S'agissant des deux autres invites, elles ne servent à rien. Créer un fonds pour les entreprises: on en a parlé, on l'a voté tout à l'heure. C'est donc inutile de le rajouter. Enfin, concernant les manifestations, créer un fonds, c'est très bien, pourquoi pas, mais je préfère utiliser la résolution qui nous est proposée par le groupe socialiste et que nous voterons peut-être tout à l'heure, dont la vision est nettement plus globale s'agissant du soutien aux manifestations et aux intermittents du spectacle. En ce sens, je vous recommande vivement de refuser cette motion.

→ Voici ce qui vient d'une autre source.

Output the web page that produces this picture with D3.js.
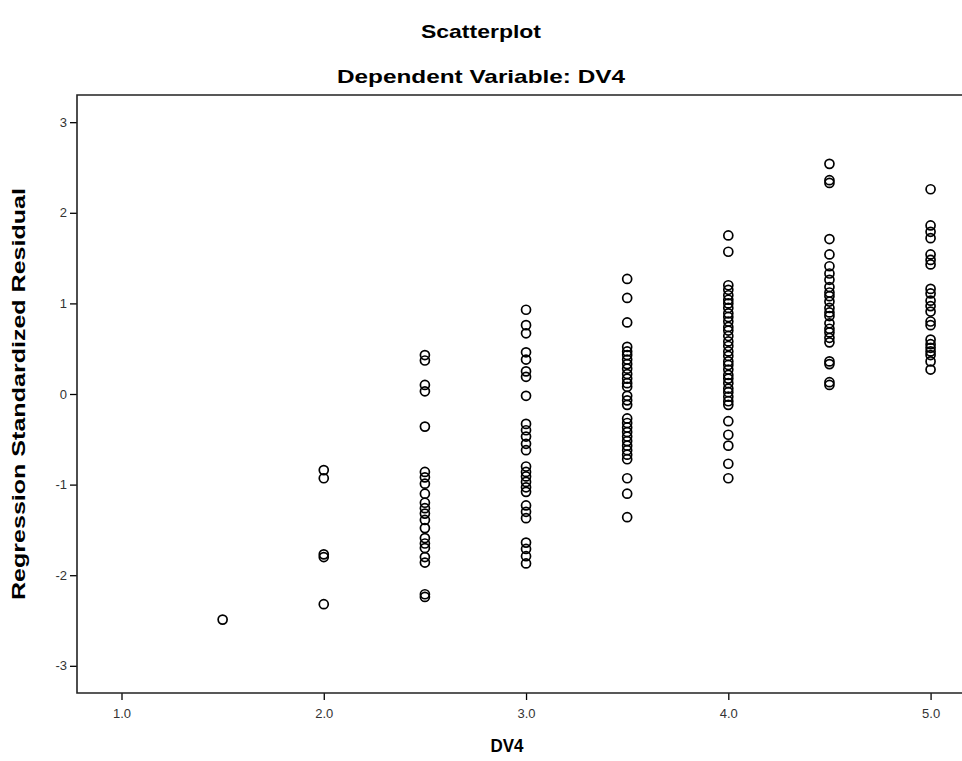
<!DOCTYPE html>
<html>
<head>
<meta charset="utf-8">
<script src="https://cdn.jsdelivr.net/npm/d3@7"></script>
<style>
  body { margin: 0; background: #fff; }
  text { font-family: "Liberation Sans", Arial, sans-serif; }
</style>
</head>
<body>
<svg id="chart"></svg>
<script>
// DV4 categories and the residuals seen at each one
const dv4Levels = [1.5, 2.0, 2.5, 3.0, 3.5, 4.0, 4.5, 5.0];
const res15 = [-2.49];
const res20 = [-0.84, -0.93, -1.77, -1.80, -2.32];
const res25 = [0.43, 0.37, 0.10, 0.03, -0.36, -0.86, -0.92, -0.99, -1.10, -1.20, -1.26, -1.32, -1.39,
               -1.48, -1.59, -1.65, -1.70, -1.80, -1.86, -2.21, -2.24];
const res30 = [0.93, 0.76, 0.67, 0.46, 0.38, 0.25, 0.19, -0.02, -0.33, -0.40, -0.47, -0.55, -0.62,
               -0.80, -0.86, -0.91, -0.97, -1.03, -1.08, -1.23, -1.30, -1.37, -1.64, -1.71, -1.79, -1.87];
const res35 = [1.27, 1.06, 0.79, 0.52, 0.47, 0.43, 0.38, 0.33, 0.28, 0.22, 0.17, 0.12, 0.08, -0.02,
               -0.07, -0.12, -0.27, -0.32, -0.37, -0.42, -0.47, -0.52, -0.57, -0.62, -0.67, -0.72,
               -0.93, -1.10, -1.36];
const res40 = [1.75, 1.57, 1.20, 1.15, 1.09, 1.04, 1.00, 0.95, 0.89, 0.85, 0.80, 0.74, 0.70, 0.64,
               0.58, 0.53, 0.47, 0.42, 0.36, 0.32, 0.27, 0.21, 0.17, 0.12, 0.06, 0.02, -0.03, -0.08,
               -0.12, -0.30, -0.45, -0.57, -0.77, -0.93];
const res45 = [2.54, 2.36, 2.33, 1.71, 1.54, 1.41, 1.33, 1.26, 1.18, 1.12, 1.08, 1.02, 0.95, 0.90,
               0.86, 0.78, 0.72, 0.68, 0.62, 0.57, 0.36, 0.33, 0.13, 0.10];
const res50 = [2.26, 1.86, 1.79, 1.72, 1.54, 1.48, 1.43, 1.16, 1.11, 1.03, 0.97, 0.91, 0.80, 0.76,
               0.60, 0.55, 0.51, 0.47, 0.43, 0.36, 0.27];
const residualsByLevel = [res15, res20, res25, res30, res35, res40, res45, res50];

const xTicks = [1.0, 2.0, 3.0, 4.0, 5.0];
const yTicks = [-3, -2, -1, 0, 1, 2, 3];

const width = 962, height = 761;
const plotLeft = 77, plotTop = 95, plotBottom = 693, plotRight = 968;

const svg = d3.select("#chart")
    .attr("width", width)
    .attr("height", height);

const x = d3.scaleLinear().domain([0.78, 5.185]).range([plotLeft, plotRight]);
const y = d3.scaleLinear().domain([-3.3, 3.3]).range([plotBottom, plotTop]);

// flatten into points
const points = [];
dv4Levels.forEach((lvl, i) => {
    residualsByLevel[i].forEach(r => points.push({dv4: lvl, res: r}));
});

// titles (SPSS renders these wide, so stretch to the measured widths)
svg.append("text")
    .attr("x", 481).attr("y", 38)
    .attr("text-anchor", "middle")
    .attr("textLength", 120).attr("lengthAdjust", "spacingAndGlyphs")
    .style("font-size", "19px").style("font-weight", "bold")
    .text("Scatterplot");

svg.append("text")
    .attr("x", 481).attr("y", 83)
    .attr("text-anchor", "middle")
    .attr("textLength", 288).attr("lengthAdjust", "spacingAndGlyphs")
    .style("font-size", "19px").style("font-weight", "bold")
    .text("Dependent Variable: DV4");

// axes
const xAxis = d3.axisBottom(x).tickValues(xTicks).tickFormat(d3.format(".1f")).tickSize(7).tickSizeOuter(0);
const yAxis = d3.axisLeft(y).tickValues(yTicks).tickFormat(d => String(d)).tickSize(7).tickSizeOuter(0);

const gx = svg.append("g").attr("transform", `translate(0,${plotBottom})`).call(xAxis);
const gy = svg.append("g").attr("transform", `translate(${plotLeft},0)`).call(yAxis);

[gx, gy].forEach(g => {
    g.select(".domain").remove();
    g.selectAll(".tick line").attr("stroke", "#000").attr("stroke-width", 1.3);
    g.selectAll(".tick text")
        .attr("fill", "#333")
        .style("font-size", "13px")
        .style("font-family", "'Liberation Sans', Arial, sans-serif");
});
gx.selectAll(".tick text").attr("dy", "1.15em");
gy.selectAll(".tick text").attr("x", -10);

// frame
svg.append("path")
    .attr("d", `M${plotRight},${plotTop}H${plotLeft}V${plotBottom}H${plotRight}`)
    .attr("fill", "none")
    .attr("stroke", "#222")
    .attr("stroke-width", 1.6);

// points
svg.append("g")
    .selectAll("circle")
    .data(points)
    .join("circle")
    .attr("cx", d => x(d.dv4))
    .attr("cy", d => y(d.res))
    .attr("r", 4.5)
    .attr("fill", "none")
    .attr("stroke", "#000")
    .attr("stroke-width", 1.7);

// axis titles
svg.append("text")
    .attr("x", 507).attr("y", 752)
    .attr("text-anchor", "middle")
    .attr("textLength", 33).attr("lengthAdjust", "spacingAndGlyphs")
    .style("font-size", "18px").style("font-weight", "bold")
    .text("DV4");

svg.append("text")
    .attr("transform", `translate(25,${(plotTop + plotBottom) / 2}) rotate(-90)`)
    .attr("text-anchor", "middle")
    .attr("textLength", 412).attr("lengthAdjust", "spacingAndGlyphs")
    .style("font-size", "18px").style("font-weight", "bold")
    .text("Regression Standardized Residual");
</script>
</body>
</html>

M. Serge Hiltpold (PLR). Les amendements présentés par le groupe socialiste sont frappés au coin du bon sens. (Commentaires.) Le PLR ne souhaite pas rouvrir le débat budgétaire. En revanche, s'agissant des invites qui demandent de «doter le canton d'un fonds d'aide destiné aux entreprises particulièrement atteintes par le ralentissement économique résultant de la pandémie», c'est le projet de loi qu'on a voté tout à l'heure. Et puis, pour ce qui est de «doter le canton d'un fonds d'aide destiné aux organisateurs de manifestations sportives et culturelles atteints par les mesures extraordinaires résultant de la loi fédérale sur les épidémies», c'est un peu le débat qu'on a tenu où on soulignait l'importance de ne pas opposer les différents secteurs. Le PLR pourra très bien vivre avec ces invites et vous propose de renvoyer cette motion au Conseil d'Etat afin d'avoir une vision un peu plus large de cette problématique. Merci.

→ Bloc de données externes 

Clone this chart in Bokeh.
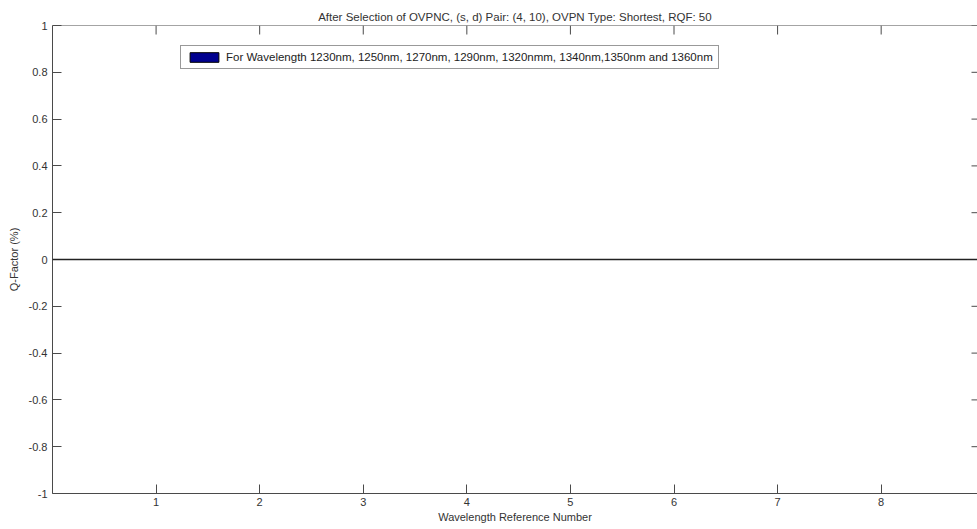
import math
from bokeh.plotting import figure
from bokeh.models import LinearAxis, FixedTicker, Range1d, Span, Legend, LegendItem
from bokeh.embed import file_html
from bokeh.resources import INLINE

# data
wavelength_ref = [1, 2, 3, 4, 5, 6, 7, 8]
q_factor = [0, 0, 0, 0, 0, 0, 0, 0]
x_ticks = [1, 2, 3, 4, 5, 6, 7, 8]
y_ticks = [-1, -0.8, -0.6, -0.4, -0.2, 0, 0.2, 0.4, 0.6, 0.8, 1]
x_min, x_max = 0, 8.93
y_min, y_max = -1, 1
title_text = "After Selection of OVPNC, (s, d) Pair: (4, 10), OVPN Type: Shortest, RQF: 50"
legend_text = "For Wavelength 1230nm, 1250nm, 1270nm, 1290nm, 1320nmm, 1340nm,1350nm and 1360nm"

FONT = "Liberation Sans"
AX = "#4a4a4a"
TXT = "#333333"

p = figure(width=977, height=529, output_backend="svg", toolbar_location=None,
           x_range=Range1d(x_min, x_max), y_range=Range1d(y_min, y_max),
           x_axis_location=None, y_axis_location=None,
           min_border_left=52, min_border_right=0, min_border_top=25, min_border_bottom=36,
           title=title_text)
p.outline_line_color = None
p.xgrid.visible = False
p.ygrid.visible = False
p.background_fill_color = "white"
p.border_fill_color = "white"

p.title.text_font = FONT
p.title.text_font_size = "11.5px"
p.title.text_font_style = "normal"
p.title.text_color = TXT
p.title.align = "center"
p.title.standoff = 6

def style_axis(ax):
    ax.axis_line_color = AX
    ax.major_tick_line_color = AX
    ax.minor_tick_line_color = None
    ax.major_tick_in = 9
    ax.major_tick_out = 0
    ax.major_label_text_font = FONT
    ax.major_label_text_font_size = "11px"
    ax.major_label_text_color = TXT
    ax.axis_label_text_font = FONT
    ax.axis_label_text_font_size = "11px"
    ax.axis_label_text_font_style = "normal"
    ax.axis_label_text_color = TXT

bottom = LinearAxis(ticker=FixedTicker(ticks=x_ticks), axis_label="Wavelength Reference Number")
style_axis(bottom)
bottom.major_label_standoff = 4
bottom.axis_label_standoff = 2
p.add_layout(bottom, "below")

left = LinearAxis(ticker=FixedTicker(ticks=y_ticks), axis_label="Q-Factor (%)")
style_axis(left)
left.major_label_standoff = 5
left.axis_label_standoff = 6
left.major_label_overrides = {v: f"{v:g}" for v in y_ticks}
p.add_layout(left, "left")

# top box line and inward ticks on top / right sides (MATLAB box style)
p.add_layout(Span(location=y_max, dimension="width", line_color=AX, line_width=1))
p.ray(x=x_ticks, y=[y_max] * len(x_ticks), length=9, angle=-math.pi / 2,
      length_units="screen", line_color=AX, line_width=1)
p.ray(x=[x_max] * len(y_ticks), y=y_ticks, length=6, angle=math.pi,
      length_units="screen", line_color=AX, line_width=1)

bars = p.vbar(x=wavelength_ref, top=q_factor, bottom=0, width=0.8,
              fill_color="#00008F", line_color="black")

p.add_layout(Span(location=0, dimension="width", line_color="#222222", line_width=1.5))

legend = Legend(items=[LegendItem(label=legend_text, renderers=[bars])],
                location=(128, 424))
legend.label_text_font = FONT
legend.label_text_font_size = "11.5px"
legend.label_text_color = "#222222"
legend.border_line_color = "#333333"
legend.border_line_width = 1
legend.padding = 5
legend.margin = 0
legend.spacing = 0
legend.glyph_width = 36
legend.glyph_height = 12
legend.label_height = 12
legend.label_standoff = 4
legend.background_fill_alpha = 1
p.add_layout(legend, "center")

open("out.html", "w").write(file_html(p, INLINE))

M. Bertrand Buchs (PDC). Le groupe démocrate-chrétien votera l'amendement, et, si l'amendement est accepté, votera la motion. Dans le cas contraire, il ne votera pas la motion. Je rappelle simplement qu'il faut, à partir de maintenant, travailler main dans la main avec le gouvernement et lui laisser la latitude de décider ce qu'il a besoin de décider. C'est lui qui travaille dans l'urgence, c'est lui qui doit mener ce qui doit être fait. Le parlement doit être derrière lui pour le soutenir. Il n'y a pas de raison que l'on fasse maintenant de la politique politicienne. Nous devons être tous ensemble. Les décisions que nous avons prises tout à l'heure allaient dans l'optique du gouvernement et allaient compléter la décision prise par M. Maudet et le gouvernement genevois. Pour nous, il s'agit donc de faire attention: ne faisons pas trop de propositions et discutons avec le gouvernement ! Je vous remercie.

M. Stéphane Florey (UDC). Bon. (L'orateur rit.)

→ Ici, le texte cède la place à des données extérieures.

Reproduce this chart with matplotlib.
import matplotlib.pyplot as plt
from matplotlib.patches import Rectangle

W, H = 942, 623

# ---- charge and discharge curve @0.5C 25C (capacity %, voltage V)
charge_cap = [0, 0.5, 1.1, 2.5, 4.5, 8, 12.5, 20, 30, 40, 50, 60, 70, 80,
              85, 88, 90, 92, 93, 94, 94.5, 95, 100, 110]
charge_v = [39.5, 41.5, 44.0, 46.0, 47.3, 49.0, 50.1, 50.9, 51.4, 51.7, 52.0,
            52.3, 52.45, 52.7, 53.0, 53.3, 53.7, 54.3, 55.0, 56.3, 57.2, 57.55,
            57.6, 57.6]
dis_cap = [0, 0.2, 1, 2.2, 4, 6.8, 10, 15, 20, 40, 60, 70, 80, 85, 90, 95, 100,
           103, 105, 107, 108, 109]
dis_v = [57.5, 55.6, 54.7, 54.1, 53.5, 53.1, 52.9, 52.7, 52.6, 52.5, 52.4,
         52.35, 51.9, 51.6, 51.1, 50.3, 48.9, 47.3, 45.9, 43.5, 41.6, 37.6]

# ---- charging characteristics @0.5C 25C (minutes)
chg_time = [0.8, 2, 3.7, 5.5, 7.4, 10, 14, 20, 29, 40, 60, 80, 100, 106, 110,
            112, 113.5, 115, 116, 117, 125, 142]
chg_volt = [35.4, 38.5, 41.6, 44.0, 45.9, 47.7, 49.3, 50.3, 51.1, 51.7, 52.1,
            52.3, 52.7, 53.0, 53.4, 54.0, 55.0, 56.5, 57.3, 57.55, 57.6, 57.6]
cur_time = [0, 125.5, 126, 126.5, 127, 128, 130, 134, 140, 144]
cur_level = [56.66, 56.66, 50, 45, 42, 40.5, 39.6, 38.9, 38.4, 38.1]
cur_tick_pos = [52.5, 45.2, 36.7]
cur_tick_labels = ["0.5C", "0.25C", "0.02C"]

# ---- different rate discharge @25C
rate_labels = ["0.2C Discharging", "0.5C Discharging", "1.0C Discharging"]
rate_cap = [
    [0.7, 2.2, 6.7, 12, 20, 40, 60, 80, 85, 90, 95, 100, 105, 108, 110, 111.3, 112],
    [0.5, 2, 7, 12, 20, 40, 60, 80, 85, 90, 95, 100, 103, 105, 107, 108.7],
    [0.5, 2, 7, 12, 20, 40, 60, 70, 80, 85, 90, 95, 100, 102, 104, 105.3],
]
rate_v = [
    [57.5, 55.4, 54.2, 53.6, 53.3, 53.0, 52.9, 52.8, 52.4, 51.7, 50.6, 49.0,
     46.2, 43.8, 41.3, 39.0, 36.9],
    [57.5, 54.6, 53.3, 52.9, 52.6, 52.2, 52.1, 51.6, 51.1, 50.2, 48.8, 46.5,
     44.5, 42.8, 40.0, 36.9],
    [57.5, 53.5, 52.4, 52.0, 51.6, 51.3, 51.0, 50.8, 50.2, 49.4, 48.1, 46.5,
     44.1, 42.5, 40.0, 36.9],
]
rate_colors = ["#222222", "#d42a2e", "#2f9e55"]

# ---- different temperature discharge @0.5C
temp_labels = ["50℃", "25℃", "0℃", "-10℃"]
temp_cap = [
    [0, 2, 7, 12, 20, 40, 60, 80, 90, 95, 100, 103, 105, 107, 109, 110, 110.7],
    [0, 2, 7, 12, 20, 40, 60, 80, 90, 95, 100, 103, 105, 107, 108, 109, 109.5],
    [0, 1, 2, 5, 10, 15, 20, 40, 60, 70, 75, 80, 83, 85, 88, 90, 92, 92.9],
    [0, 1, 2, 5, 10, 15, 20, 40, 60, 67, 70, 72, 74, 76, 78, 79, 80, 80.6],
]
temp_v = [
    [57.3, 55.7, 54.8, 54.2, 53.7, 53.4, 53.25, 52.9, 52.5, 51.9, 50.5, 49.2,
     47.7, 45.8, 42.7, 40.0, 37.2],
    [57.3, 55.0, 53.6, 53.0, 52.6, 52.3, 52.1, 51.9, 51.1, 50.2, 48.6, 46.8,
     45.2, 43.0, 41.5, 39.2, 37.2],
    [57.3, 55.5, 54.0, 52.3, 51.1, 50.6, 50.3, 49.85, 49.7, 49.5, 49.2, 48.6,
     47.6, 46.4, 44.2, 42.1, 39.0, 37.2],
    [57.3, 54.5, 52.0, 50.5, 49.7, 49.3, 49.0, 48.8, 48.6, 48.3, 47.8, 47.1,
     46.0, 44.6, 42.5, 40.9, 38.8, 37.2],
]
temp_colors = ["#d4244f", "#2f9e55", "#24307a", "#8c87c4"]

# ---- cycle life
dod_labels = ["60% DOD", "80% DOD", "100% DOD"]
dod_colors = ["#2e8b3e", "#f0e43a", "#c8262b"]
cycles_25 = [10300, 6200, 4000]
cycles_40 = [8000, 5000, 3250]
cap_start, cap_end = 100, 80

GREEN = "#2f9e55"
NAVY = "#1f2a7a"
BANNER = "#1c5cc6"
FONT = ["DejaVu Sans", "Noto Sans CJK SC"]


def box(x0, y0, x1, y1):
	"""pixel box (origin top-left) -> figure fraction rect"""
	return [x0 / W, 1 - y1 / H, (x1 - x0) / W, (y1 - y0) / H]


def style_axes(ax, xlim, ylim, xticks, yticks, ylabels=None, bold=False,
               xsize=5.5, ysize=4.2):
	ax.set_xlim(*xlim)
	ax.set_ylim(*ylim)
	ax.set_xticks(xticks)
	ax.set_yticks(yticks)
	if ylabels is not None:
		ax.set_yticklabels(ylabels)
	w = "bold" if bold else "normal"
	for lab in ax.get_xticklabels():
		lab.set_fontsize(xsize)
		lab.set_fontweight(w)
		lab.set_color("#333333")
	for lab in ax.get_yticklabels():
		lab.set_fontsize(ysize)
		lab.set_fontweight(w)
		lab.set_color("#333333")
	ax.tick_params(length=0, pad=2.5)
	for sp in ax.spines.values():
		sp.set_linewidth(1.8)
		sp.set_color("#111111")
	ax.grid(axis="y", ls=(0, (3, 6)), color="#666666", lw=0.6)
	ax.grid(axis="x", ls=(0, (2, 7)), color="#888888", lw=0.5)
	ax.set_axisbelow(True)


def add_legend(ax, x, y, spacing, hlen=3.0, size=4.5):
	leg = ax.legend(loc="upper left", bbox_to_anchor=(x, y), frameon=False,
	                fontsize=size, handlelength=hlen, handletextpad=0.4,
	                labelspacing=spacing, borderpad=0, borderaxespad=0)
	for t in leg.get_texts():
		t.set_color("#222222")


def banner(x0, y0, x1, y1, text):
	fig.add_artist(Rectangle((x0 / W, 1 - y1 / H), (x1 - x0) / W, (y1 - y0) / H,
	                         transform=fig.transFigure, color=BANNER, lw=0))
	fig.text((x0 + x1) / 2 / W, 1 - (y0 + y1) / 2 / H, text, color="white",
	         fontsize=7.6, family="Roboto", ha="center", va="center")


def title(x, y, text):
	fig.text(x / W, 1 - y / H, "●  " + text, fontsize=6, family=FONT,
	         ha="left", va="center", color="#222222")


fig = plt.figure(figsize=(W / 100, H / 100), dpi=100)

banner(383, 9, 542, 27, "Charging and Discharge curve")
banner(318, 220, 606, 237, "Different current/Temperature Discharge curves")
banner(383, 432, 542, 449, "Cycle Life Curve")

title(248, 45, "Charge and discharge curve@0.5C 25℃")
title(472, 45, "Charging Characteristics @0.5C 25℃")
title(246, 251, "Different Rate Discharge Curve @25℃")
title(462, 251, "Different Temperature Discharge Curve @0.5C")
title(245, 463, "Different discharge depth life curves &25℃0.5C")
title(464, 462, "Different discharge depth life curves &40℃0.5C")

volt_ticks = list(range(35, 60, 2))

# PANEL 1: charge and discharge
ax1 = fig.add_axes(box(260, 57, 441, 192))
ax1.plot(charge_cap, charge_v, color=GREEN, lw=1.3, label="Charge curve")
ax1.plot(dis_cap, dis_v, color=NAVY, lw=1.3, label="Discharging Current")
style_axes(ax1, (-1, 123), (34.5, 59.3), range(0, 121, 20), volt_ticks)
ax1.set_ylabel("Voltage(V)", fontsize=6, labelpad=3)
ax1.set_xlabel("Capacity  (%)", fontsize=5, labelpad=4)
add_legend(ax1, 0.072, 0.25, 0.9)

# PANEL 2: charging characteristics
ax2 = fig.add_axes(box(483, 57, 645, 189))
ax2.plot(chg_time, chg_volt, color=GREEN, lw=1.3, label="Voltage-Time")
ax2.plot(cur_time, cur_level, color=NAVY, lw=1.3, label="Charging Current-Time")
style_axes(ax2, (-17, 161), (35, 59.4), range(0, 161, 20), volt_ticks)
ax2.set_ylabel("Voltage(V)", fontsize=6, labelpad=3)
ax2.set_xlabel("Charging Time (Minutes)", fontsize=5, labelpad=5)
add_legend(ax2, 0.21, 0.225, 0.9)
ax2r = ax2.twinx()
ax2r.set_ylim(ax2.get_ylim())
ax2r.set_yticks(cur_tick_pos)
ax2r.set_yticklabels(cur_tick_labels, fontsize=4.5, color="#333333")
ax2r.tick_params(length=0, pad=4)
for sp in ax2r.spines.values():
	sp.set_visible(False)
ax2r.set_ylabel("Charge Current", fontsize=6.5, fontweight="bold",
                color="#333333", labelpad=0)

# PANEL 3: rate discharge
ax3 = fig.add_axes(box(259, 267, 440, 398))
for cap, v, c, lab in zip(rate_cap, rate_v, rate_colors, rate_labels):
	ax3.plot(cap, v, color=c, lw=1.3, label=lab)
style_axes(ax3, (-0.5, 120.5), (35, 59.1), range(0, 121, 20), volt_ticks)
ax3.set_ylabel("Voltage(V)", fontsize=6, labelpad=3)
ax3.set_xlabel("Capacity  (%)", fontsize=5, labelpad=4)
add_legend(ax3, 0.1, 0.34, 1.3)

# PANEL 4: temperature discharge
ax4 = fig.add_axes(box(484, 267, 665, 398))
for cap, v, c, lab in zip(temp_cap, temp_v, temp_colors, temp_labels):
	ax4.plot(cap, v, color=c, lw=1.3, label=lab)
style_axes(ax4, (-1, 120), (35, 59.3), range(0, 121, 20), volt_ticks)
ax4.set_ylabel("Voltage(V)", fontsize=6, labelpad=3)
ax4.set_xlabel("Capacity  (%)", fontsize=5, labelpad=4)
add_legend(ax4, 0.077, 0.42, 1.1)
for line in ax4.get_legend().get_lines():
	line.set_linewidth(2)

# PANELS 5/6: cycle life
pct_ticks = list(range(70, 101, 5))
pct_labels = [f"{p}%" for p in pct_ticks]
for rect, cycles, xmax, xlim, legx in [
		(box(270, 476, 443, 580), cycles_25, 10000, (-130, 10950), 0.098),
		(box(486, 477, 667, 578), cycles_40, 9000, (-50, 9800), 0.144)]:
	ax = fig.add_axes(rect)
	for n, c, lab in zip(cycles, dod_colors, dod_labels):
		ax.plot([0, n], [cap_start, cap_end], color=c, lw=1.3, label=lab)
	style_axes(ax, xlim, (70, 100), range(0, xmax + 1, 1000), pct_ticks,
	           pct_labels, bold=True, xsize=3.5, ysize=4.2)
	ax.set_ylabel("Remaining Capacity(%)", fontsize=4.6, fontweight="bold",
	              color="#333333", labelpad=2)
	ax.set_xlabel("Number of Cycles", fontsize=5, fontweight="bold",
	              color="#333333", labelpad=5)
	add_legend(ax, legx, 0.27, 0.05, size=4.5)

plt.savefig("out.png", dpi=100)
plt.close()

Une voix. Bon ! (Commentaires.)

M. Stéphane Florey. Personnellement, je m'abstiendrai sur l'amendement, chose que vous comprendrez, mais le groupe UDC, dépositaire de la motion, pourra bien évidemment vivre avec. Si vous voulez supprimer ces deux invites, eh bien, faites-le, mais renvoyez au moins la motion au Conseil d'Etat pour qu'il puisse répondre à ce qu'il en restera ! Je vous remercie.

Le président. Merci. Mesdames et Messieurs, je vous invite à vous prononcer en premier lieu sur l'amendement de M. Thomas Wenger, qui consiste à supprimer les deux premières invites.

Une voix. Vote nominal !

Le président. Etes-vous soutenu ? (Plusieurs mains se lèvent.) Très bien, le vote se fera donc à l'appel nominal.

Mis aux voix, cet amendement est adopté par 90 oui et 1 abstention (vote nominal).

Vote nominal

Le président. Je mets maintenant aux voix la motion ainsi amendée.

Mise aux voix, la motion 2623 ainsi amendée est adoptée et renvoyée au Conseil d'Etat par 89 oui et 4 abstentions.